Finding formula for nth term in sequence

[JimbleJambler]

$\displaystyle f_{n} = ((\sum_{k= \lfloor{\frac{n}{2}}\rfloor}^{n-1}f_{k}) mod 1) + 0.1$
$\displaystyle f_{1} = 0$

I really would like to know where to begin for finding a formula for the nth term, I wrote out a bunch of the terms and couldn't really eyeball a pattern of any sort. I noticed sometimes it seems to be that f(n) = (f(n-1) * 2) mod 1, but that's not very consistent.

 

[mathman]

Clarify your definition. You have $$f_n$$ defined in terms of itself as well as previous values of the index.

 

[mfb]

Are you sure the sum ends with n? You use f_n in the definition of f_n.
You can ignore the "mod 1" and apply it afterwards in a suitable way, that won't change the sum.

 

[JimbleJambler]

Clarify your definition. You have $$f_n$$ defined in terms of itself as well as previous values of the index.

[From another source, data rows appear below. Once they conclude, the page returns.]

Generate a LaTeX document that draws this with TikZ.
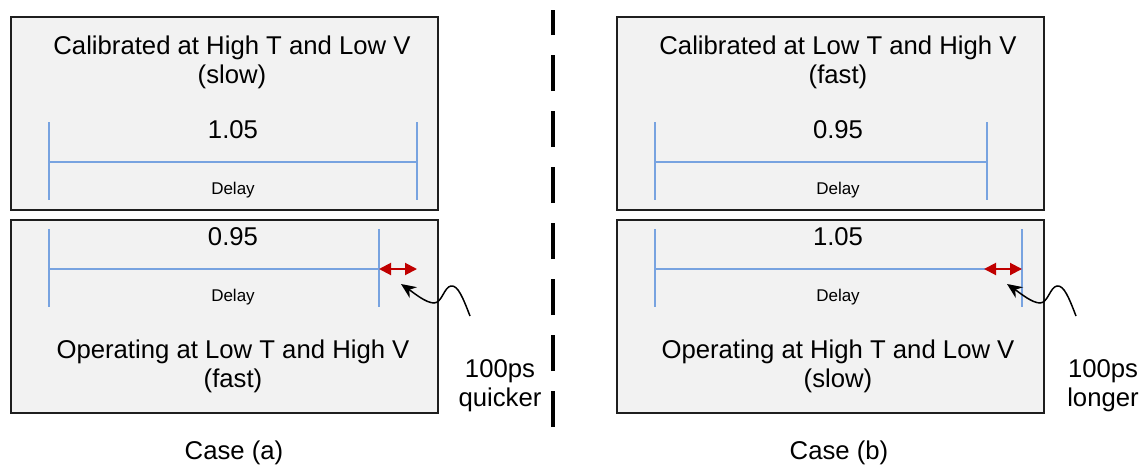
\documentclass[tikz,border=0pt]{standalone}
\usepackage{fontspec}
\setmainfont{Liberation Sans}
\usetikzlibrary{arrows.meta}
\definecolor{boxfill}{RGB}{242,242,242}
\definecolor{boxline}{RGB}{30,30,30}
\definecolor{delayblue}{RGB}{120,163,224}
\definecolor{diffred}{RGB}{192,0,0}
\begin{document}
\begin{tikzpicture}[x=1pt,y=-1pt,
  panel/.style={draw=boxline,line width=1.8pt,fill=boxfill,minimum width=427pt,minimum height=193pt,anchor=north west,inner sep=0pt},
  bar/.style={draw=delayblue,line width=2.6pt},
  big/.style={font=\fontsize{25.7}{30}\selectfont,inner sep=0pt,anchor=base},
  small/.style={font=\fontsize{17}{20}\selectfont,inner sep=0pt,anchor=base},
  diff/.style={draw=diffred,line width=2pt,{Triangle[length=12pt,width=12pt]}-{Triangle[length=12pt,width=12pt]}},
  pointer/.style={draw=black,line width=1.5pt,-{Stealth[length=15pt,width=13pt]}},
  divider/.style={draw=black,line width=3.2pt,dash pattern=on 36pt off 20pt}]
\useasboundingbox (0,0) rectangle (1140,466);

% ---------- Case (a) ----------
\node[panel] (calA) at (10,16) {};
\node[panel] (opA) at (10,219) {};

\node[big] (calAt1) at (232,54) {Calibrated at High T and Low V};
\node[big] (calAt2) at (232,83) {(slow)};
\coordinate (calAl) at (49,162);
\coordinate (calAr) at (417,162);
\draw[bar] (49,122) -- (49,200);
\draw[bar] (417,122) -- (417,200);
\draw[bar] (calAl) -- (calAr);
\node[big] (calAv) at (233,138) {1.05};
\node[small] (calAd) at (233,194) {Delay};

\coordinate (opAl) at (49,269);
\coordinate (opAr) at (379,269);
\coordinate (opAx) at (417,269);
\draw[bar] (49,229) -- (49,307);
\draw[bar] (379,229) -- (379,307);
\draw[bar] (opAl) -- (opAr);
\draw[diff] (opAr) -- (opAx);
\node[big] (opAv) at (233,245) {0.95};
\node[small] (opAd) at (233,301) {Delay};
\node[big] (opAt1) at (233,358) {Operating at Low T and High V};
\node[big] (opAt2) at (233,387) {(fast)};

\node[big] (noteA1) at (500,377) {100ps};
\node[big] (noteA2) at (500,406) {quicker};
\coordinate (tailA) at (470,316);
\coordinate (tipA) at (401,284);
\draw[pointer] (tailA) .. controls (463,298) and (458,285) .. (451,286)
  .. controls (444,287) and (442,303) .. (434,303)
  .. controls (426,303) and (414,293) .. (tipA);

\node[big] (caseA) at (234,459) {Case (a)};

% ---------- divider ----------
\coordinate (divB) at (553,427);
\coordinate (divT) at (553,10);
\draw[divider] (divB) -- (divT);

% ---------- Case (b) ----------
\node[panel] (calB) at (616,16) {};
\node[panel] (opB) at (616,219) {};

\node[big] (calBt1) at (838,54) {Calibrated at Low T and High V};
\node[big] (calBt2) at (838,83) {(fast)};
\coordinate (calBl) at (655,162);
\coordinate (calBr) at (987,162);
\draw[bar] (655,122) -- (655,200);
\draw[bar] (987,122) -- (987,200);
\draw[bar] (calBl) -- (calBr);
\node[big] (calBv) at (838,138) {0.95};
\node[small] (calBd) at (838,194) {Delay};

\coordinate (opBl) at (655,269);
\coordinate (opBr) at (1022,269);
\coordinate (opBx) at (984,269);
\draw[bar] (655,229) -- (655,307);
\draw[bar] (1022,229) -- (1022,307);
\draw[bar] (opBl) -- (opBr);
\draw[diff] (opBx) -- (opBr);
\node[big] (opBv) at (838,245) {1.05};
\node[small] (opBd) at (838,301) {Delay};
\node[big] (opBt1) at (838,358) {Operating at High T and Low V};
\node[big] (opBt2) at (838,387) {(slow)};

\node[big] (noteB1) at (1103,377) {100ps};
\node[big] (noteB2) at (1103,406) {longer};
\coordinate (tailB) at (1076,316);
\coordinate (tipB) at (1007,284);
\draw[pointer] (tailB) .. controls (1069,298) and (1064,285) .. (1057,286)
  .. controls (1050,287) and (1048,303) .. (1040,303)
  .. controls (1032,303) and (1020,293) .. (tipB);

\node[big] (caseB) at (839,459) {Case (b)};
\end{tikzpicture}
\end{document}
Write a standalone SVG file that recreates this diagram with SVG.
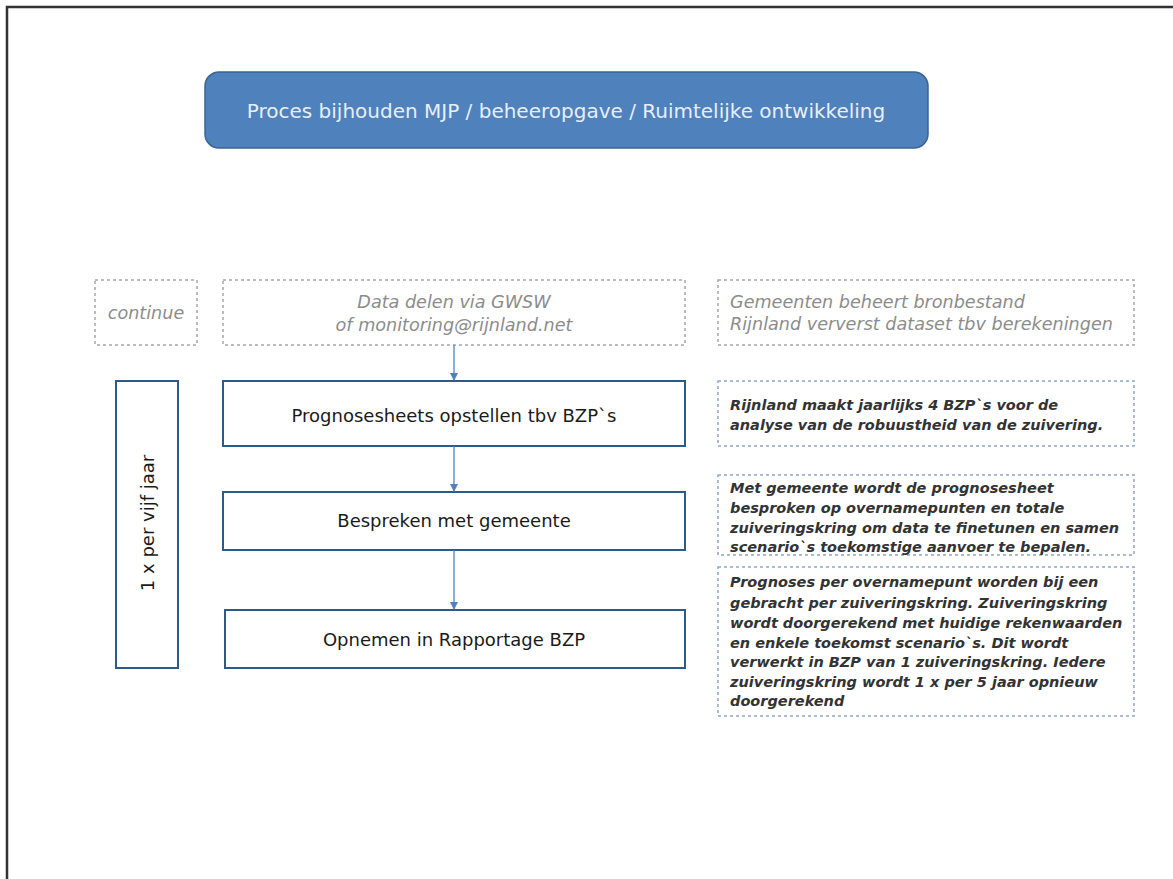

Are you sure the sum ends with n? You use f_n in the definition of f_n.
You can ignore the "mod 1" and apply it afterwards in a suitable way, that won't change the sum.

Sorry I fixed it!

 

[willem2]

It's easier to work with integers mod 10. I can only simplify it a bit.
Since f(2k) = f(k)+ ... + f(2k-1) + 1,
f(2k+1) = f(k)+ ... + f(2k-1) +f(2k) +1 = 2f(2k) so the odd values aren't interesting
f(2k+2) = 4f(2k) - f(k)
The recurrence is rather like a shift register random number generator, only with a growing shift register.
https://en.wikipedia.org/wiki/Linear-feedback_shift_register